Most big box retailers such as Wal-Mart, Target, Kohls and Sears ushered in shoppers at 6pm. In my house, 6pm was dinner time, so I didn’t get out on the road until 7:15pm on Thursday. I drove past Toys R Us and Best Buy, which were both active, but noticeably less busy than years past. When I pulled into Target’s lot I was surprised that there were close parking spots available. I was even more surprised when I walked in and saw that many of their door-buster sales were still available for purchase. If only I was in the market for a 55-inch television for $250 I would have been set! I made my way through the store with ease, no shopping cart congestion like in years past. Soft good deals like 10 packs of socks for $5 were sold out, but larger sized and ticketed items such as televisions, digital cameras and video game systems were still plentiful. Within 30 minutes I had made my way through the store. Amazingly there was NO line at the register – a true miracle since there is always a line on a normal shopping day! My cashier reported that traffic had been lighter than she expected as well. She said only about 50 customers were in line when the store opened.
Next I moved on to the mall where shoppers were more plentiful but still not as bustling as years past. Macy’s was the busiest of the stores that I visited at approximately 9pm. The women’s shoe department was hopping as shoppers snatched up boots for $19.99. Household appliances like crock-pots, fryers, electric griddles and coffee machines for $7.99 were heavily advertised but still available at 9:30pm. Soft goods such as sheets, sweaters and pajamas were being trolled by shoppers and seemed picked through yet still plentiful. Other stores in the mall were fairly vacant which is unlike years past. I was home and in bed by 11pm – a new record!
Friday morning I was off to a late start since I had already been at the stores. I did a little online shopping since most retailers were offering the same discounts online as in store like $5 pajamas at Carters and 50% off at Gymboree. Even I could not resist clicking through to many websites as my email was assaulted with “Black Friday” sale messages.
The twins and I headed out to the mall at noon and noticed that the lot was busier than it had been Thursday night. It was a perfect Friday with temps in the 60s. A great day to stroll through the outdoor mall! Despite not having as aggressive sales as other retailers, Nordstrom was the busiest store. The most common discount I saw that the malls was “50% off everything”, which was being offered by Gap, Lucky and Ann Taylor.
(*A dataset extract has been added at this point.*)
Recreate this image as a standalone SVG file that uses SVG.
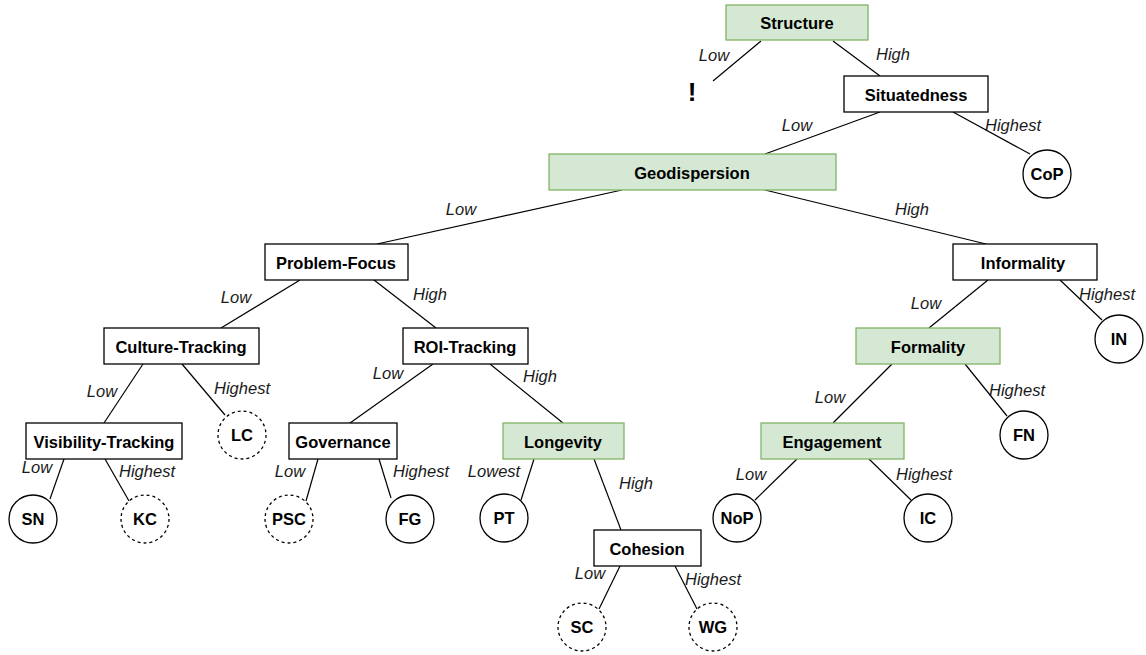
<svg xmlns="http://www.w3.org/2000/svg" width="1146" height="655" viewBox="0 0 1146 655">
  <style>
    .box { fill: #ffffff; stroke: #000000; stroke-width: 1.3; }
    .green { fill: #d5e8d4; stroke: #82b366; stroke-width: 1.3; }
    .leaf { fill: #ffffff; stroke: #000000; stroke-width: 1.3; }
    .dash { stroke-dasharray: 3 3; }
    .name { font-family: "Liberation Sans", Arial, sans-serif; font-size: 16.5px; font-weight: bold; fill: #000000; text-anchor: middle; dominant-baseline: central; }
    .lbl { font-family: "Liberation Sans", Arial, sans-serif; font-size: 16.5px; font-style: italic; fill: #1a1a1a; text-anchor: middle; dominant-baseline: central; }
    .edge { stroke: #000000; stroke-width: 1.2; fill: none; }
  </style>

  <!-- connectors -->
  <g id="connectors">
    <line class="edge" x1="761" y1="41" x2="713" y2="81"/>
    <line class="edge" x1="833" y1="41" x2="880" y2="76"/>
    <line class="edge" x1="880" y1="112" x2="765" y2="154"/>
    <line class="edge" x1="953" y1="112" x2="1030" y2="154"/>
    <line class="edge" x1="622" y1="190" x2="377" y2="244"/>
    <line class="edge" x1="765" y1="190" x2="986" y2="244"/>
    <line class="edge" x1="300" y1="280" x2="221" y2="328"/>
    <line class="edge" x1="374" y1="280" x2="436" y2="328"/>
    <line class="edge" x1="988" y1="280" x2="929" y2="328"/>
    <line class="edge" x1="1060" y1="280" x2="1102" y2="320"/>
    <line class="edge" x1="143" y1="364" x2="104" y2="423"/>
    <line class="edge" x1="182" y1="364" x2="225" y2="415"/>
    <line class="edge" x1="433" y1="364" x2="350" y2="423"/>
    <line class="edge" x1="490" y1="364" x2="563" y2="423"/>
    <line class="edge" x1="892" y1="364" x2="833" y2="423"/>
    <line class="edge" x1="965" y1="364" x2="1007" y2="416"/>
    <line class="edge" x1="64" y1="459" x2="50" y2="499"/>
    <line class="edge" x1="105" y1="459" x2="129" y2="501"/>
    <line class="edge" x1="318" y1="459" x2="306" y2="501"/>
    <line class="edge" x1="379" y1="459" x2="391" y2="498"/>
    <line class="edge" x1="534" y1="459" x2="521" y2="500"/>
    <line class="edge" x1="594" y1="459" x2="621" y2="530"/>
    <line class="edge" x1="797" y1="459" x2="755" y2="500"/>
    <line class="edge" x1="869" y1="459" x2="911" y2="500"/>
    <line class="edge" x1="620" y1="566" x2="599" y2="609"/>
    <line class="edge" x1="675" y1="566" x2="697" y2="609"/>

    <text class="lbl" x="714" y="55">Low</text>
    <text class="lbl" x="893" y="54">High</text>
    <text class="lbl" x="797" y="125">Low</text>
    <text class="lbl" x="1013" y="125">Highest</text>
    <text class="lbl" x="461" y="209">Low</text>
    <text class="lbl" x="912" y="209">High</text>
    <text class="lbl" x="236" y="297">Low</text>
    <text class="lbl" x="430" y="294">High</text>
    <text class="lbl" x="926" y="303">Low</text>
    <text class="lbl" x="1107" y="294">Highest</text>
    <text class="lbl" x="102" y="391">Low</text>
    <text class="lbl" x="242" y="388">Highest</text>
    <text class="lbl" x="388" y="373">Low</text>
    <text class="lbl" x="540" y="376">High</text>
    <text class="lbl" x="830" y="397">Low</text>
    <text class="lbl" x="1017" y="390">Highest</text>
    <text class="lbl" x="37" y="467">Low</text>
    <text class="lbl" x="147" y="471">Highest</text>
    <text class="lbl" x="290" y="471">Low</text>
    <text class="lbl" x="421" y="471">Highest</text>
    <text class="lbl" x="494" y="471">Lowest</text>
    <text class="lbl" x="636" y="483">High</text>
    <text class="lbl" x="751" y="474">Low</text>
    <text class="lbl" x="924" y="474">Highest</text>
    <text class="lbl" x="590" y="573">Low</text>
    <text class="lbl" x="713" y="579">Highest</text>
  </g>

  <!-- decision nodes -->
  <g id="structure"><rect class="green" x="726" y="5" width="142" height="35"/><text class="name" x="797" y="23">Structure</text></g>
  <g id="warning"><text class="name" x="692" y="92" style="font-size:26px">!</text></g>
  <g id="situatedness"><rect class="box" x="844" y="76" width="144" height="36"/><text class="name" x="916" y="95">Situatedness</text></g>
  <g id="geodispersion"><rect class="green" x="549" y="154" width="287" height="36"/><text class="name" x="692" y="173">Geodispersion</text></g>
  <g id="problem-focus"><rect class="box" x="265" y="244" width="143" height="36"/><text class="name" x="336" y="263">Problem-Focus</text></g>
  <g id="informality"><rect class="box" x="953" y="244" width="144" height="36"/><text class="name" x="1023" y="263">Informality</text></g>
  <g id="culture-tracking"><rect class="box" x="104" y="328" width="155" height="36"/><text class="name" x="181" y="347">Culture-Tracking</text></g>
  <g id="roi-tracking"><rect class="box" x="403" y="328" width="125" height="36"/><text class="name" x="465" y="347">ROI-Tracking</text></g>
  <g id="formality"><rect class="green" x="856" y="328" width="144" height="36"/><text class="name" x="928" y="347">Formality</text></g>
  <g id="visibility-tracking"><rect class="box" x="26" y="423" width="156" height="36"/><text class="name" x="104" y="442">Visibility-Tracking</text></g>
  <g id="governance"><rect class="box" x="289" y="423" width="108" height="36"/><text class="name" x="343" y="442">Governance</text></g>
  <g id="longevity"><rect class="green" x="503" y="423" width="121" height="36"/><text class="name" x="563" y="442">Longevity</text></g>
  <g id="engagement"><rect class="green" x="761" y="423" width="143" height="36"/><text class="name" x="832" y="442">Engagement</text></g>
  <g id="cohesion"><rect class="box" x="594" y="530" width="107" height="36"/><text class="name" x="647" y="549">Cohesion</text></g>

  <!-- outcome nodes -->
  <g id="cop"><circle class="leaf" cx="1047" cy="174" r="24"/><text class="name" x="1047" y="174">CoP</text></g>
  <g id="in"><circle class="leaf" cx="1119" cy="339" r="24"/><text class="name" x="1119" y="339">IN</text></g>
  <g id="lc"><circle class="leaf dash" cx="242" cy="435" r="24"/><text class="name" x="242" y="435">LC</text></g>
  <g id="fn"><circle class="leaf" cx="1024" cy="435" r="24"/><text class="name" x="1024" y="435">FN</text></g>
  <g id="sn"><circle class="leaf" cx="33" cy="519" r="24"/><text class="name" x="33" y="519">SN</text></g>
  <g id="kc"><circle class="leaf dash" cx="145" cy="519" r="24"/><text class="name" x="145" y="519">KC</text></g>
  <g id="psc"><circle class="leaf dash" cx="289" cy="519" r="24"/><text class="name" x="289" y="519">PSC</text></g>
  <g id="fg"><circle class="leaf" cx="410" cy="519" r="24"/><text class="name" x="410" y="519">FG</text></g>
  <g id="pt"><circle class="leaf" cx="504" cy="518" r="24"/><text class="name" x="504" y="518">PT</text></g>
  <g id="nop"><circle class="leaf" cx="737" cy="518" r="24"/><text class="name" x="737" y="518">NoP</text></g>
  <g id="ic"><circle class="leaf" cx="928" cy="518" r="24"/><text class="name" x="928" y="518">IC</text></g>
  <g id="sc"><circle class="leaf dash" cx="582" cy="627" r="24"/><text class="name" x="582" y="627">SC</text></g>
  <g id="wg"><circle class="leaf dash" cx="713" cy="627" r="24"/><text class="name" x="713" y="627">WG</text></g>
</svg>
Americans were shopping this weekend, just not necessarily at the mall. According to preliminary data, total sales at physical retail stores on Black Friday fell 10% to $10.4 Billion. According to the National Retail Federation, roughly 60% of people had already begun shopping by Nov. 10, so Black Friday was less significant. However, online sales for Black Friday alone brought in $2.7 Billion. Amazon had a really good weekend. Traditional retailers continued to enhance their online offering in an effort to compete with Amazon and other online retailers. For the first time, Wal-Mart offered many of its Black Friday door busters on its site before becoming available in U.S. stores. There was record traffic on the Wal-Mart site on Black Friday. While the site did slow down due to demand overload, fortunately it did not crash. Target also offered many Black Friday deals early online this year, and, importantly, the site did not appear to have issues handling the traffic.
Up next comes “Cyber Monday” sales – another event that has been moving up in the calendar. Traditionally this day is the first workday after Thanksgiving when consumers would take advantage of fast internet speeds at work to shop online. However with home and mobile online access greatly improved shoppers are taking to the web before Monday. This has led to Cyber Monday sales starting Sunday! If you are as confused about all this date hopping then you are in good company!
Regardless of what retailers are calling their sales this season, one thing is sure: the holiday deals are in full swing. With free shipping offered by many online retailers and shipping times compressed, traditional retailers will have to continue to dig deep to get consumers to open their wallets this year. Based on the aggressive deals being offered so far, consumers are being selective and seeking value this year.